▸ Challenge:
Leave out all pictures and give back precisely the lines from the line with "Write a LaTeX" to the line with "(0,0) rectangle (1036,661);", including those two lines.

▸ Supplied data:
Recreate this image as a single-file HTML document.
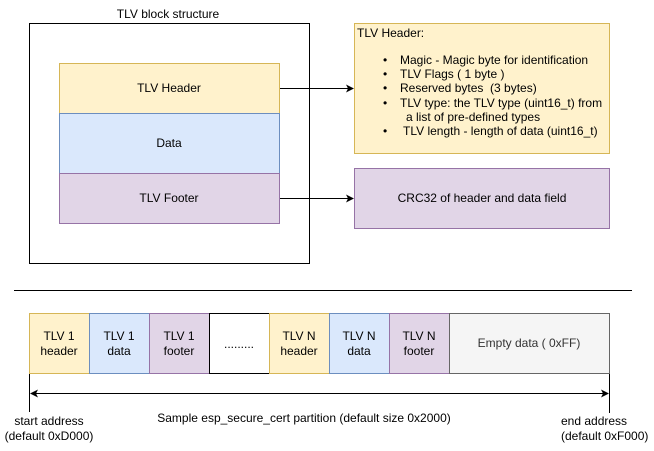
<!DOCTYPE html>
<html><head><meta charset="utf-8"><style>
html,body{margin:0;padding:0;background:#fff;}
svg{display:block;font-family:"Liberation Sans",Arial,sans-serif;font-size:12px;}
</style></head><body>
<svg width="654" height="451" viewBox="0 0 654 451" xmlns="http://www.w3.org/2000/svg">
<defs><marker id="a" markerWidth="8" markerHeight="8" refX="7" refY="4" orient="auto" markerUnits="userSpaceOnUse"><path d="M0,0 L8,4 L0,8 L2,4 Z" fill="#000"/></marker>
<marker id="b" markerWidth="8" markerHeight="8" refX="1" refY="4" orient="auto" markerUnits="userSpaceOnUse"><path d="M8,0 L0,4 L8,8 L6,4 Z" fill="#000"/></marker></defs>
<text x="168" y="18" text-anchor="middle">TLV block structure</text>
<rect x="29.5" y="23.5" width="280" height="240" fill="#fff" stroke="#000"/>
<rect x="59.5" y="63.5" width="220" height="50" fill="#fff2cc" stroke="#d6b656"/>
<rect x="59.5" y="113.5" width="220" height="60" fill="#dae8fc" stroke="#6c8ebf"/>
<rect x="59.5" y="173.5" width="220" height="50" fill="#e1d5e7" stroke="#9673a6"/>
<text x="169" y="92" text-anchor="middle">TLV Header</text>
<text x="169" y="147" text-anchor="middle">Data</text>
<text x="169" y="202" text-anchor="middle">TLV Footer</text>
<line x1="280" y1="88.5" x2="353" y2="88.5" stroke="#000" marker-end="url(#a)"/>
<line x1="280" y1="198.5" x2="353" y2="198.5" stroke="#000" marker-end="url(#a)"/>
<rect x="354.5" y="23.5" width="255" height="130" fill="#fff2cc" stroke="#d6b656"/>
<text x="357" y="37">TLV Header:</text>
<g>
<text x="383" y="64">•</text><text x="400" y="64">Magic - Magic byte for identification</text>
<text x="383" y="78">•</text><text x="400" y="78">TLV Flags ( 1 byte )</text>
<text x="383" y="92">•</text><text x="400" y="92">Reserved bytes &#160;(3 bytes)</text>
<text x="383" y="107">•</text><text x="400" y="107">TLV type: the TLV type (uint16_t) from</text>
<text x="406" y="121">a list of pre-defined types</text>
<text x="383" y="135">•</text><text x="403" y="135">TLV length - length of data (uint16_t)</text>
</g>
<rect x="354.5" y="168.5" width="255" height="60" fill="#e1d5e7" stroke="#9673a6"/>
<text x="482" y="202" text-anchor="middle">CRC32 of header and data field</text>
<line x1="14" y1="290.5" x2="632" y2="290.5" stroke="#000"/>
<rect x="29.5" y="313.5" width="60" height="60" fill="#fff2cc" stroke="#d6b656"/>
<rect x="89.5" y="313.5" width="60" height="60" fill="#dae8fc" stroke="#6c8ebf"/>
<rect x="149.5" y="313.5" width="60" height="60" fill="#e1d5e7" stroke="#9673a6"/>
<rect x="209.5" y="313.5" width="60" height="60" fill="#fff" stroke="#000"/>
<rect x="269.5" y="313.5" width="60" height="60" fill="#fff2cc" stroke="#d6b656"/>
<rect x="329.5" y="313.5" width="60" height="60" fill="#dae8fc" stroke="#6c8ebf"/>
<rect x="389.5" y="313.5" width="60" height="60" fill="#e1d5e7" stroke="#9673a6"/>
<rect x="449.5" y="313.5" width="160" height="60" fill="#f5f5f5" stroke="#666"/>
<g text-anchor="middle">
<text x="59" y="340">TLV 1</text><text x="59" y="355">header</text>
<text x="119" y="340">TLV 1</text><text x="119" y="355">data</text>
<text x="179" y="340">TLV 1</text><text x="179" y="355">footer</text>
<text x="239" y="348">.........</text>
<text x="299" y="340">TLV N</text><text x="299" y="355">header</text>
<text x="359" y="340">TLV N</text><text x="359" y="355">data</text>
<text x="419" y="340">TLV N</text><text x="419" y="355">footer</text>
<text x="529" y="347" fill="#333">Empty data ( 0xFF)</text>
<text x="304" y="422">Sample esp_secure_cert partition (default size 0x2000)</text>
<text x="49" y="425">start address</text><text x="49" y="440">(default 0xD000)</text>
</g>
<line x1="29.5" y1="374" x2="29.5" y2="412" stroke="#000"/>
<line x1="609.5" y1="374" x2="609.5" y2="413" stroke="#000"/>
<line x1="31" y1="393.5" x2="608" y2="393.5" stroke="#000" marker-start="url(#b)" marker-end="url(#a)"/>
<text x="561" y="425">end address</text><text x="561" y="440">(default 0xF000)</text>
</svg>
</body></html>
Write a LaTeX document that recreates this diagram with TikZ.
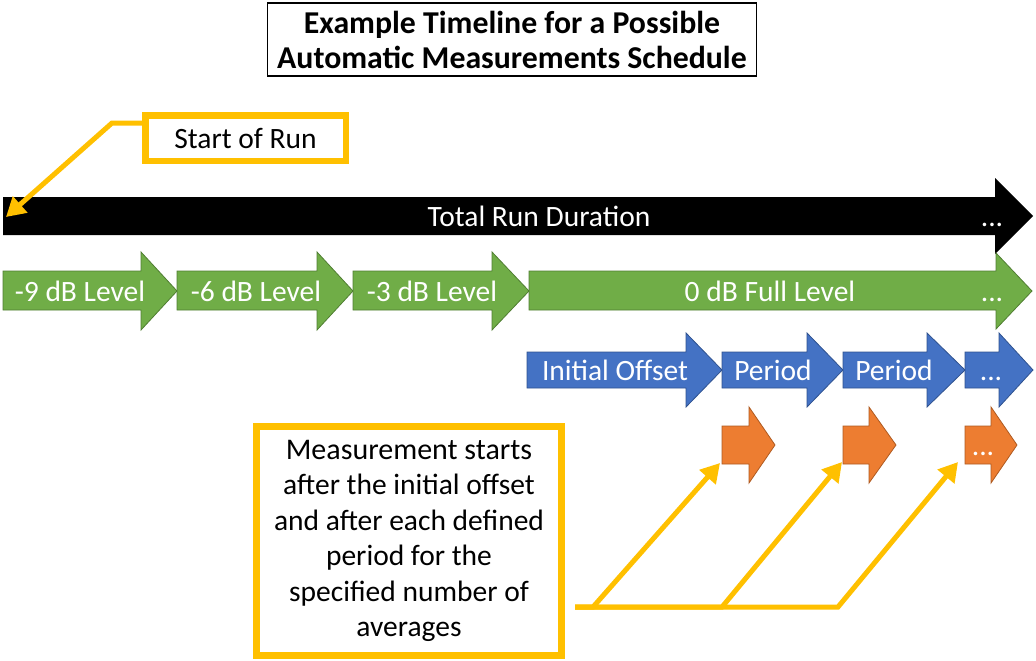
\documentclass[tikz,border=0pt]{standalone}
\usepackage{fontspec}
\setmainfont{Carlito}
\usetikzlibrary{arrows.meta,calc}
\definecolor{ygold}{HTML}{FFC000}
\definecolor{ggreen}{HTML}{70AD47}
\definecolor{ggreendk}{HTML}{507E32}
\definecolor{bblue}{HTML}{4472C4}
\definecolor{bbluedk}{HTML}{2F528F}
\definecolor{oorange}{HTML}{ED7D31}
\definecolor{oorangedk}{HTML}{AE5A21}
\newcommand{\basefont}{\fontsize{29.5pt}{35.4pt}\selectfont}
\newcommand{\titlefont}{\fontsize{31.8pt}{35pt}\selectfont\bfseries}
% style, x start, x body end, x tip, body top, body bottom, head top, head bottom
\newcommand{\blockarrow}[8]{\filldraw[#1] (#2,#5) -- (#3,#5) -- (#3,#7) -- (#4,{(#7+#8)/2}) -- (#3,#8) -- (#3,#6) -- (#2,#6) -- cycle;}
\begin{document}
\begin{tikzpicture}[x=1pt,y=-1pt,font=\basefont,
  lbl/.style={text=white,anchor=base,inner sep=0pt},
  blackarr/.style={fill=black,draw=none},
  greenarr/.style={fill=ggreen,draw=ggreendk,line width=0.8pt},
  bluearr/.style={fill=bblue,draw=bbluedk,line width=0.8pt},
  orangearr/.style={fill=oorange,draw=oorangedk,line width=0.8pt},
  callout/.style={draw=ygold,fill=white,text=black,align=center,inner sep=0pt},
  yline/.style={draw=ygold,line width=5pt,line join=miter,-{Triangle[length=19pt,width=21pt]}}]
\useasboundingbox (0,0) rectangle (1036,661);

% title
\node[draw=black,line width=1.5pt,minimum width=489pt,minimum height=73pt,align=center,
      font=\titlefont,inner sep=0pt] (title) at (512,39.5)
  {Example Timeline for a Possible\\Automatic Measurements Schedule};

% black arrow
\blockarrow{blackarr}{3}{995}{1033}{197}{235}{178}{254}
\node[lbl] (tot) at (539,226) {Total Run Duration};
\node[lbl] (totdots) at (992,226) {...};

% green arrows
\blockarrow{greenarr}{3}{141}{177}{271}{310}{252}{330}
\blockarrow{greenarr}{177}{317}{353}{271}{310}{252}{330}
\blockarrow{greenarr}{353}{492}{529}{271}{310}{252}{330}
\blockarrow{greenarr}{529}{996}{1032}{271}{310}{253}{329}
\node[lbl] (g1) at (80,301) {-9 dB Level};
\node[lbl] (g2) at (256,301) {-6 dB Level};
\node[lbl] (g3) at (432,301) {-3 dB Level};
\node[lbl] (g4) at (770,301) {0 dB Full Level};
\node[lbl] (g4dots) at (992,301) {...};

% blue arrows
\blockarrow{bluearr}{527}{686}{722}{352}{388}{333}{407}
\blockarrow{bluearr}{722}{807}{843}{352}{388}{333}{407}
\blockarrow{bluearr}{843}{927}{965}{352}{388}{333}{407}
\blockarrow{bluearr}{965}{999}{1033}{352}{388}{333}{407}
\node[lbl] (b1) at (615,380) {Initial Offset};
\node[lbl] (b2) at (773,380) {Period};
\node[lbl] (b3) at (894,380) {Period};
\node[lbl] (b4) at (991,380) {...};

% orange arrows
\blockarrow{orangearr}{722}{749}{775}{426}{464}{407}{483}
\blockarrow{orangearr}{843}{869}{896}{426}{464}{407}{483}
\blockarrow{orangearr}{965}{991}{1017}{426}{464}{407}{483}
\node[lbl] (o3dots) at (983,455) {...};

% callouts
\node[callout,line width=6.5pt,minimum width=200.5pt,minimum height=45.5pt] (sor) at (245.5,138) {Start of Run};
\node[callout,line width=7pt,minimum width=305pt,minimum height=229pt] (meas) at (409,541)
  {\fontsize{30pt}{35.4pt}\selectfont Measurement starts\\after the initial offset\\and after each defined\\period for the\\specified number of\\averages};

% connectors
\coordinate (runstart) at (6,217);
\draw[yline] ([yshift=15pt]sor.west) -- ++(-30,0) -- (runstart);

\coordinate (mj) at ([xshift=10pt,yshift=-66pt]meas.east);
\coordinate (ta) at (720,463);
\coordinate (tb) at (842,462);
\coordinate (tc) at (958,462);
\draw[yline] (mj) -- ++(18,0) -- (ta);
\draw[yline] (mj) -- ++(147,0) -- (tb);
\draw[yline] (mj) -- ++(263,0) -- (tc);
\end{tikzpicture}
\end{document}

▸ Exercise answer:
Write a LaTeX document that recreates this diagram with TikZ.
\documentclass[tikz,border=0pt]{standalone}
\usepackage{fontspec}
\setmainfont{Carlito}
\usetikzlibrary{arrows.meta,calc}
\definecolor{ygold}{HTML}{FFC000}
\definecolor{ggreen}{HTML}{70AD47}
\definecolor{ggreendk}{HTML}{507E32}
\definecolor{bblue}{HTML}{4472C4}
\definecolor{bbluedk}{HTML}{2F528F}
\definecolor{oorange}{HTML}{ED7D31}
\definecolor{oorangedk}{HTML}{AE5A21}
\newcommand{\basefont}{\fontsize{29.5pt}{35.4pt}\selectfont}
\newcommand{\titlefont}{\fontsize{31.8pt}{35pt}\selectfont\bfseries}
% style, x start, x body end, x tip, body top, body bottom, head top, head bottom
\newcommand{\blockarrow}[8]{\filldraw[#1] (#2,#5) -- (#3,#5) -- (#3,#7) -- (#4,{(#7+#8)/2}) -- (#3,#8) -- (#3,#6) -- (#2,#6) -- cycle;}
\begin{document}
\begin{tikzpicture}[x=1pt,y=-1pt,font=\basefont,
  lbl/.style={text=white,anchor=base,inner sep=0pt},
  blackarr/.style={fill=black,draw=none},
  greenarr/.style={fill=ggreen,draw=ggreendk,line width=0.8pt},
  bluearr/.style={fill=bblue,draw=bbluedk,line width=0.8pt},
  orangearr/.style={fill=oorange,draw=oorangedk,line width=0.8pt},
  callout/.style={draw=ygold,fill=white,text=black,align=center,inner sep=0pt},
  yline/.style={draw=ygold,line width=5pt,line join=miter,-{Triangle[length=19pt,width=21pt]}}]
\useasboundingbox (0,0) rectangle (1036,661);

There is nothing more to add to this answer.